O meu Wiko.
Ontem, enquanto me distraía a observar um grupo de conhecidas, assisti a um verdadeiro espetáculo, digno de qualquer comédia de costumes moderna, onde os atores trocam as máscaras pelo brilho dos ecrãs dos seus telemóveis. Elas discutiam com uma paixão quase religiosa os méritos e pecados dos seus aparelhos, como se a marca que escolhem fosse uma extensão do seu caráter. Uma, com ar de superioridade digital, exclamava: "Eu tenho um iPhone 15, mas honestamente, metade das funções nem uso! Não sei bem para que servem…" Ah, a trágica ironia de gastar uma pequena fortuna num objeto que é mais inteligente do que a pessoa que o possui. Quase senti pena.
Do outro lado, a antagonista desta pequena tragédia de bolso: "Eu não gosto da Apple, sou Samsung até à morte." E era dito com uma convicção que faria qualquer um pensar que estava a falar de um código moral inabalável, algo de grande importância cósmica, quando, na verdade, estava apenas a discutir a cor do cadeado da sua jaula tecnológica.
Lá estava eu, calada, observando de camarote o teatro destas criaturas que, sem se darem conta, se viam como gladiadoras no coliseu da tecnologia, lutando por marcas que as devoram sem piedade. Esperei pacientemente que terminassem a sua pequena guerra fria de silício e, quando o silêncio incómodo começou a instalar-se, senti o momento certo a aproximar-se. Claro, não podia desperdiçar a oportunidade. Decidi lançar a minha pequena bomba.
"Eu gosto imenso do meu Wiko Y80."
Ah, o silêncio que se seguiu. Aquele silêncio denso, quase palpável, como se tivesse acabado de invocar uma entidade proibida. Houve um instante de confusão nos rostos delas, como se estivessem a tentar localizar mentalmente se Wiko era uma nova marca de luxo que ainda não conheciam, ou se eu estava a brincar. Mas, ao perceberem que falava a sério, os rostos delas foram tingidos por uma mistura deliciosa de pena e nojo, como se o simples ato de pronunciar "Wiko" em voz alta as contaminasse.
"É velhinho", continuei, com a satisfação de quem está prestes a descarnar a vaidade de um pavão. "E, claro, dá-me problemas com frequência." Elas entreolharam-se, claramente perplexas, como se eu acabasse de confessar que vivia numa caverna e me alimentava de musgo.

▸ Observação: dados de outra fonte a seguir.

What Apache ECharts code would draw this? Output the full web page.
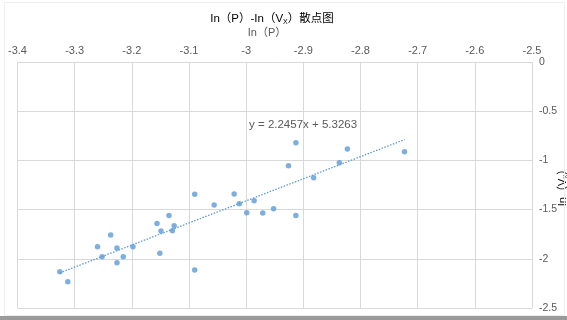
<!DOCTYPE html>
<html><head><meta charset="utf-8">
<script src="https://cdn.jsdelivr.net/npm/echarts@6/dist/echarts.min.js"></script>
<style>html,body{margin:0;padding:0;background:#fff}#c{width:567px;height:320px}</style>
</head><body><div id="c"></div>
<script>
const xVals = [-3.326,-3.312,-3.260,-3.252,-3.237,-3.226,-3.226,-3.215,-3.198,-3.156,-3.149,-3.151,-3.135,-3.126,-3.129,-3.090,-3.090,-3.056,-3.021,-3.012,-2.999,-2.986,-2.971,-2.952,-2.926,-2.913,-2.913,-2.882,-2.837,-2.823,-2.723];
const yVals = [-2.131,-2.233,-1.877,-1.978,-1.758,-1.890,-2.039,-1.978,-1.877,-1.640,-1.717,-1.944,-1.561,-1.663,-1.714,-1.345,-2.114,-1.453,-1.341,-1.440,-1.531,-1.409,-1.535,-1.491,-1.054,-0.820,-1.561,-1.176,-1.023,-0.884,-0.911];
const trendX = [-3.326, -2.723];
const trendY = [-2.143, -0.789];
const trendLabel = 'y = 2.2457x + 5.3263';
const trendLabelPos = [-2.995, -0.64];
const xTicks = [-3.4, -2.5, 0.1];
const yTicks = [-2.5, 0, 0.5];

const font = '"Liberation Sans","Noto Sans CJK SC",sans-serif';
const gray = '#595959';
const chart = echarts.init(document.getElementById('c'));
const pts = xVals.map((x,i)=>[x,yVals[i]]);
const richA = {fontFamily:font,fontSize:11.5,color:gray,fontWeight:'normal'};
const richS = {fontFamily:font,fontSize:7,color:gray,fontWeight:'normal',verticalAlign:'bottom',padding:[6,0,0,0]};
chart.setOption({
  animation:false,
  backgroundColor:'#fff',
  grid:{left:17.5,right:35,top:62,bottom:12,outerBoundsMode:'none',containLabel:false},
  xAxis:{type:'value',position:'top',min:xTicks[0],max:xTicks[1],interval:xTicks[2],
    axisLine:{show:false},axisTick:{show:false},
    axisLabel:{fontFamily:font,fontSize:11,color:gray,margin:6,showMinLabel:true,showMaxLabel:true,hideOverlap:false},
    splitLine:{lineStyle:{color:'#d9d9d9'}}
  },
  yAxis:{type:'value',position:'right',min:yTicks[0],max:yTicks[1],interval:yTicks[2],
    axisLine:{show:false},axisTick:{show:false},
    axisLabel:{fontFamily:font,fontSize:10.5,color:gray,margin:7},
    splitLine:{lineStyle:{color:'#d9d9d9'}}
  },
  series:[
    {type:'line',data:trendX.map((x,i)=>[x,trendY[i]]),symbol:'none',
     lineStyle:{color:'#5b9bd5',width:1.3,type:[1.5,1.5]},z:1},
    {type:'scatter',data:pts,symbolSize:5.5,itemStyle:{color:'#5b9bd5'},z:2}
  ]
});
const p = chart.convertToPixel({gridIndex:0}, trendLabelPos);
chart.setOption({graphic:[
  {type:'text',x:272,y:19,style:{text:'{a|In（P）-In（V}{s|X}{a|）散点图}',align:'center',verticalAlign:'middle',rich:{a:richA,s:richS}}},
  {type:'text',x:267,y:33,style:{text:'In（P）',align:'center',verticalAlign:'middle',font:'11px '+font,fill:gray}},
  {type:'text',x:563,y:185,rotation:Math.PI/2,style:{text:'{a|In（V}{s|X}{a|）}',align:'center',verticalAlign:'middle',
    rich:{a:Object.assign({},richA,{fontSize:11}),s:Object.assign({},richS,{fontSize:6,padding:[5,0,0,0]})}}},
  {type:'text',x:p[0],y:p[1],style:{text:trendLabel,align:'left',verticalAlign:'middle',font:'11.5px '+font,fill:gray}},
  {type:'rect',shape:{x:0,y:316,width:567,height:4},style:{fill:'#9a9a9a'}},
  {type:'rect',shape:{x:4.5,y:2.5,width:560,height:313},style:{fill:'none',stroke:'#eeeeee',lineWidth:1}}
]});
</script></body></html>
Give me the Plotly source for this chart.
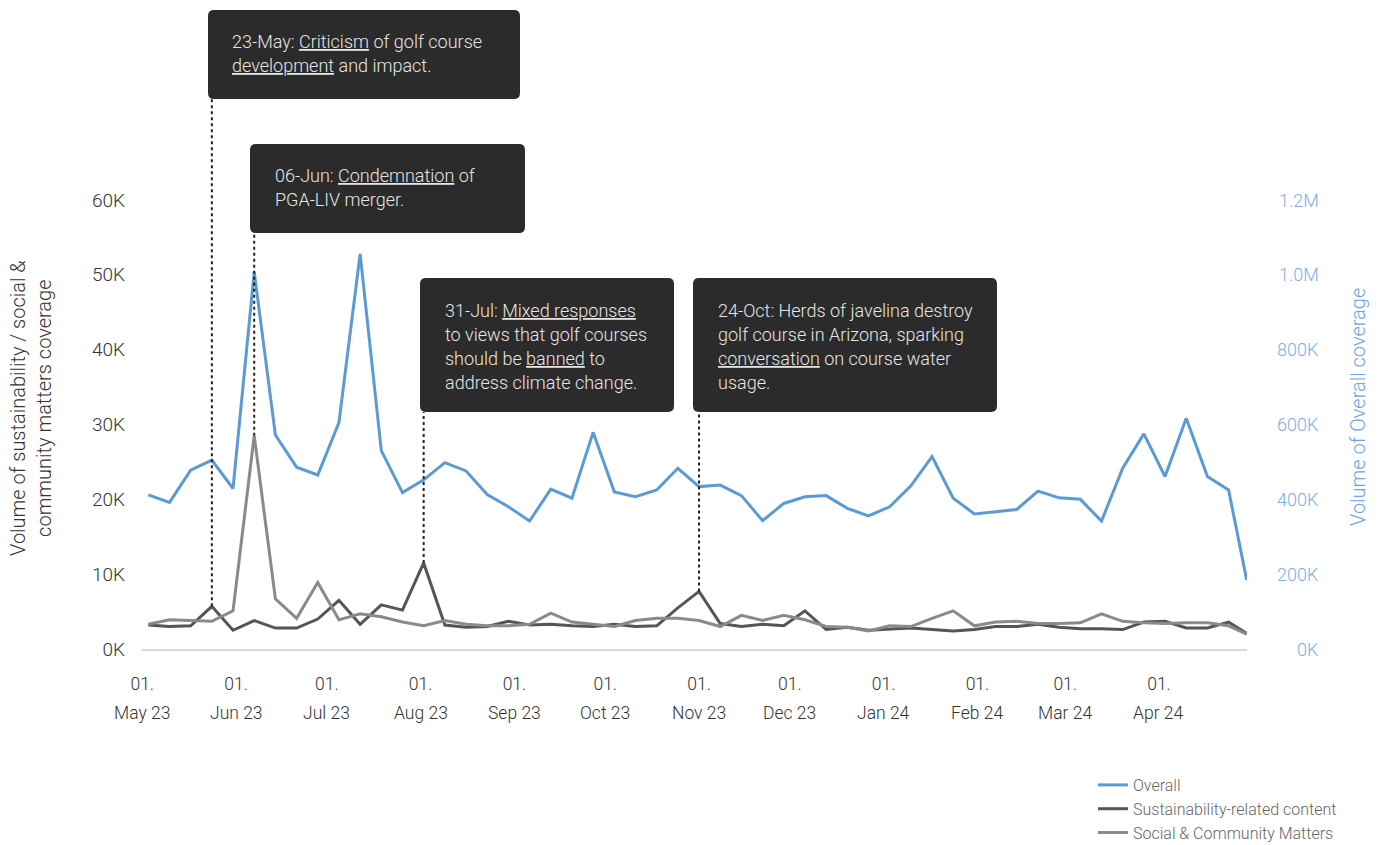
import plotly.graph_objects as go

# ---------------- data ----------------
dates = [
    "2023-05-03", "2023-05-10", "2023-05-17", "2023-05-24", "2023-05-31",
    "2023-06-07", "2023-06-14", "2023-06-21", "2023-06-28",
    "2023-07-05", "2023-07-12", "2023-07-19", "2023-07-26",
    "2023-08-02", "2023-08-09", "2023-08-16", "2023-08-23", "2023-08-30",
    "2023-09-06", "2023-09-13", "2023-09-20", "2023-09-27",
    "2023-10-04", "2023-10-11", "2023-10-18", "2023-10-25",
    "2023-11-01", "2023-11-08", "2023-11-15", "2023-11-22", "2023-11-29",
    "2023-12-06", "2023-12-13", "2023-12-20", "2023-12-27",
    "2024-01-03", "2024-01-10", "2024-01-17", "2024-01-24", "2024-01-31",
    "2024-02-07", "2024-02-14", "2024-02-21", "2024-02-28",
    "2024-03-06", "2024-03-13", "2024-03-20", "2024-03-27",
    "2024-04-03", "2024-04-10", "2024-04-17", "2024-04-24", "2024-04-30",
]

overall = [
    412000, 392000, 478000, 505000, 429000, 1008000, 572000, 486000, 465000,
    605000, 1056000, 530000, 418000, 452000, 498000, 476000, 413000, 380000,
    342000, 427000, 403000, 579000, 420000, 407000, 425000, 483000, 434000,
    438000, 410000, 343000, 389000, 407000, 410000, 376000, 356000, 380000,
    436000, 514000, 403000, 361000, 367000, 373000, 422000, 404000, 400000,
    342000, 483000, 575000, 461000, 617000, 461000, 425000, 184000,
]

sustainability = [
    3200, 3000, 3100, 5700, 2500, 3800, 2800, 2800, 4000, 6500, 3300, 5900,
    5200, 11500, 3200, 2900, 3000, 3700, 3200, 3300, 3100, 3000, 3300, 3000,
    3100, 5500, 7700, 3400, 3000, 3300, 3100, 5100, 2600, 2900, 2500, 2700,
    2800, 2600, 2400, 2600, 3000, 3000, 3300, 2900, 2700, 2700, 2600, 3600,
    3700, 2800, 2800, 3600, 2100,
]

social = [
    3300, 3900, 3800, 3700, 5100, 28500, 6700, 4100, 8900, 3900, 4700, 4300,
    3600, 3100, 3800, 3300, 3100, 3100, 3300, 4800, 3600, 3300, 3000, 3800,
    4100, 4100, 3800, 3000, 4500, 3800, 4500, 3900, 3000, 2900, 2400, 3100,
    3000, 4100, 5100, 3100, 3600, 3700, 3400, 3400, 3500, 4700, 3700, 3500,
    3400, 3500, 3500, 3100, 2000,
]

left_tickvals = [0, 10000, 20000, 30000, 40000, 50000, 60000]
left_ticktext = ["0K", "10K", "20K", "30K", "40K", "50K", "60K"]
right_tickvals = [0, 200000, 400000, 600000, 800000, 1000000, 1200000]
right_ticktext = ["0K", "200K", "400K", "600K", "800K", "1.0M", "1.2M"]

month_ticks = [
    "2023-05-01", "2023-06-01", "2023-07-01", "2023-08-01", "2023-09-01",
    "2023-10-01", "2023-11-01", "2023-12-01", "2024-01-01", "2024-02-01",
    "2024-03-01", "2024-04-01",
]
month_labels = [
    "May 23", "Jun 23", "Jul 23", "Aug 23", "Sep 23", "Oct 23", "Nov 23",
    "Dec 23", "Jan 24", "Feb 24", "Mar 24", "Apr 24",
]

# event annotations: anchor date, series it points to, text lines
U = '<span style="text-decoration:underline">{}</span>'
event_dates = ["2023-05-24", "2023-06-07", "2023-08-02", "2023-11-01"]
event_series = ["sustainability", "social", "sustainability", "sustainability"]
event_lines = [
    ["23-May: " + U.format("Criticism") + " of golf course",
     U.format("development") + " and impact."],
    ["06-Jun: " + U.format("Condemnation") + " of",
     "PGA-LIV merger."],
    ["31-Jul: " + U.format("Mixed responses"),
     "to views that golf courses",
     "should be " + U.format("banned") + " to",
     "address climate change."],
    ["24-Oct: Herds of javelina destroy",
     "golf course in Arizona, sparking",
     U.format("conversation") + " on course water",
     "usage."],
]

# ---------------- layout geometry (pixels) ----------------
W, H = 1387, 845
ML, MR, MT, MB = 142, 140, 200, 196
PW, PH = W - ML - MR, H - MT - MB
Y_MAX = 60000
Y2_MAX = 1200000

def fx(px):
    return (px - ML) / PW

def fy(py):
    return (H - MB - py) / PH

def rounded_box(x0, y0, x1, y1, r=6):
    pts = [
        ("M", [(x0 + r, y0)]),
        ("L", [(x1 - r, y0)]),
        ("Q", [(x1, y0), (x1, y0 + r)]),
        ("L", [(x1, y1 - r)]),
        ("Q", [(x1, y1), (x1 - r, y1)]),
        ("L", [(x0 + r, y1)]),
        ("Q", [(x0, y1), (x0, y1 - r)]),
        ("L", [(x0, y0 + r)]),
        ("Q", [(x0, y0), (x0 + r, y0)]),
    ]
    s = ""
    for cmd, ps in pts:
        s += cmd + " " + " ".join(f"{fx(a):.5f},{fy(b):.5f}" for a, b in ps) + " "
    return s + "Z"

boxes = [(208, 10, 520, 99), (250, 144, 525, 233), (420, 278, 674, 412), (693, 278, 997, 412)]
text_x = [230, 273, 443, 716]
text_y0 = [41, 175, 310, 310]
LINE_GAP = 24

FONT = "Roboto"
BLUE = "#5b9bd5"
DARK = "#555555"
MID = "#8a8a8a"

fig = go.Figure()
fig.add_trace(go.Scatter(x=dates, y=overall, name="Overall", mode="lines",
                         line=dict(color=BLUE, width=3), yaxis="y2"))
fig.add_trace(go.Scatter(x=dates, y=sustainability, name="Sustainability-related content",
                         mode="lines", line=dict(color=DARK, width=3)))
fig.add_trace(go.Scatter(x=dates, y=social, name="Social & Community Matters",
                         mode="lines", line=dict(color=MID, width=3)))

shapes = []
annotations = []
series_map = {"sustainability": sustainability, "social": social}
for i, d in enumerate(event_dates):
    val = series_map[event_series[i]][dates.index(d)]
    bx0, by0, bx1, by1 = boxes[i]
    shapes.append(dict(type="line", xref="x", yref="paper", x0=d, x1=d,
                       y0=val / Y_MAX, y1=fy(by1),
                       line=dict(color="#222222", width=2, dash="dot"), layer="above"))
    shapes.append(dict(type="path", xref="paper", yref="paper",
                       path=rounded_box(bx0, by0, bx1, by1),
                       fillcolor="#2b2b2b", line=dict(width=0), layer="above"))
    for j, t in enumerate(event_lines[i]):
        annotations.append(dict(text=t, xref="paper", yref="paper",
                                x=fx(text_x[i]), y=fy(text_y0[i] + j * LINE_GAP),
                                xanchor="left", yanchor="middle", showarrow=False,
                                font=dict(family=FONT, size=18, color="#e6e6e6", weight=300)))

# month labels (second row of x tick labels)
for d, lab in zip(month_ticks, month_labels):
    annotations.append(dict(text=lab, xref="x", yref="paper", x=d, y=fy(713),
                            xanchor="center", yanchor="middle", showarrow=False,
                            font=dict(family=FONT, size=17.5, color="#333333", weight=300)))

# right axis tick labels (right-aligned)
for v, lab in zip(right_tickvals, right_ticktext):
    annotations.append(dict(text=lab, xref="paper", yref="y2", x=fx(1321), y=v,
                            xanchor="right", yanchor="middle", showarrow=False,
                            font=dict(family=FONT, size=18, color="#7eaee3", weight=300)))

# axis titles
annotations.append(dict(text="Volume of sustainability / social &<br>community matters coverage",
                        xref="paper", yref="paper", x=fx(31), y=fy(408), textangle=-90,
                        xanchor="center", yanchor="middle", showarrow=False,
                        font=dict(family=FONT, size=20, color="#333333", weight=300)))
annotations.append(dict(text="Volume of Overall coverage",
                        xref="paper", yref="paper", x=fx(1358), y=fy(407), textangle=-90,
                        xanchor="center", yanchor="middle", showarrow=False,
                        font=dict(family=FONT, size=20, color="#6fa3dc", weight=300)))

fig.update_layout(
    width=W, height=H,
    margin=dict(l=ML, r=MR, t=MT, b=MB, autoexpand=False),
    paper_bgcolor="white", plot_bgcolor="white",
    font=dict(family=FONT, weight=300, color="#333333"),
    showlegend=True,
    legend=dict(x=fx(1093), y=fy(768), xanchor="left", yanchor="top",
                font=dict(family=FONT, size=16, color="#666666", weight=300),
                bgcolor="rgba(0,0,0,0)", tracegroupgap=0),
    xaxis=dict(type="date", range=["2023-04-30 22:00", "2024-04-30 02:00"],
               tickmode="array", tickvals=month_ticks, ticktext=["01."] * len(month_ticks),
               showgrid=False, zeroline=False, showline=True, linecolor="#d9d9d9", linewidth=2,
               ticks="", ticklabelstandoff=18,
               tickfont=dict(family=FONT, size=17.5, color="#333333", weight=300)),
    yaxis=dict(range=[0, Y_MAX], tickmode="array", tickvals=left_tickvals, ticktext=left_ticktext,
               showgrid=False, zeroline=False, showline=False, ticks="", ticklabelstandoff=16,
               tickfont=dict(family=FONT, size=19, color="#333333", weight=300)),
    yaxis2=dict(range=[0, Y2_MAX], overlaying="y", side="right", showgrid=False,
                zeroline=False, showline=False, showticklabels=False, ticks=""),
    shapes=shapes,
    annotations=annotations,
    hovermode=False,
)

fig.write_html("out.html", config={"displayModeBar": False},
               post_script="document.body.style.margin='0';")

"Problemas com o espaço", continuei, já com gosto pela autossabotagem. "Por vezes nem consigo atender chamadas. Às vezes, as chamadas nem passam!" Já nem disfarçavam a mistura de pena e superioridade. Era como se estivessem a assistir a uma peça de teatro experimental, do tipo que se vê só para poder falar mal mais tarde. Mas eu, com todo o prazer, desfazia o seu pequeno mundo de preocupações tecnológicas. "Faz o que preciso. Recebo chamadas — quando ele está num daqueles dias de bom humor, claro. E posso ir ao WhatsApp… quando ele decide deixar-me, claro."
Aí estava o golpe final. Elas ficaram sem palavras. Num mundo onde cada notificação, cada aplicação, cada novo gadget se transforma numa extensão vital da identidade, eu, com o meu Wiko, era um anacronismo vivo, um manifesto contra a obsessão pelo mais recente. Elas olhavam-me como quem olha para uma pobre alma que ainda escreve à mão cartas longas, seladas com cera, em vez de enviar um email.
Mas, no fundo, sabiam que eu estava certa. Elas, com os seus iPhones 15, os seus Samsungs ultramodernos, não são mais do que prisioneiras de um ciclo sem fim de atualizações, problemas de bateria e de câmaras com demasiados megapixels para as fotos das suas refeições ou do pôr-do-sol de cada férias.
Eu? Eu sou livre. Livre nos limites do meu Wiko desajeitado, que se recusa a morrer, mesmo quando imploro para que ele o faça. Cada vez que o ligo, é uma roleta russa: funcionará ou não? E essa emoção, essa imprevisibilidade, é algo que elas, com os seus telefones perfeitos e preditivos, nunca irão conhecer.
O meu Wiko é uma piada em forma de telemóvel, sim, mas a piada, no fundo, é que sou eu quem ri por último.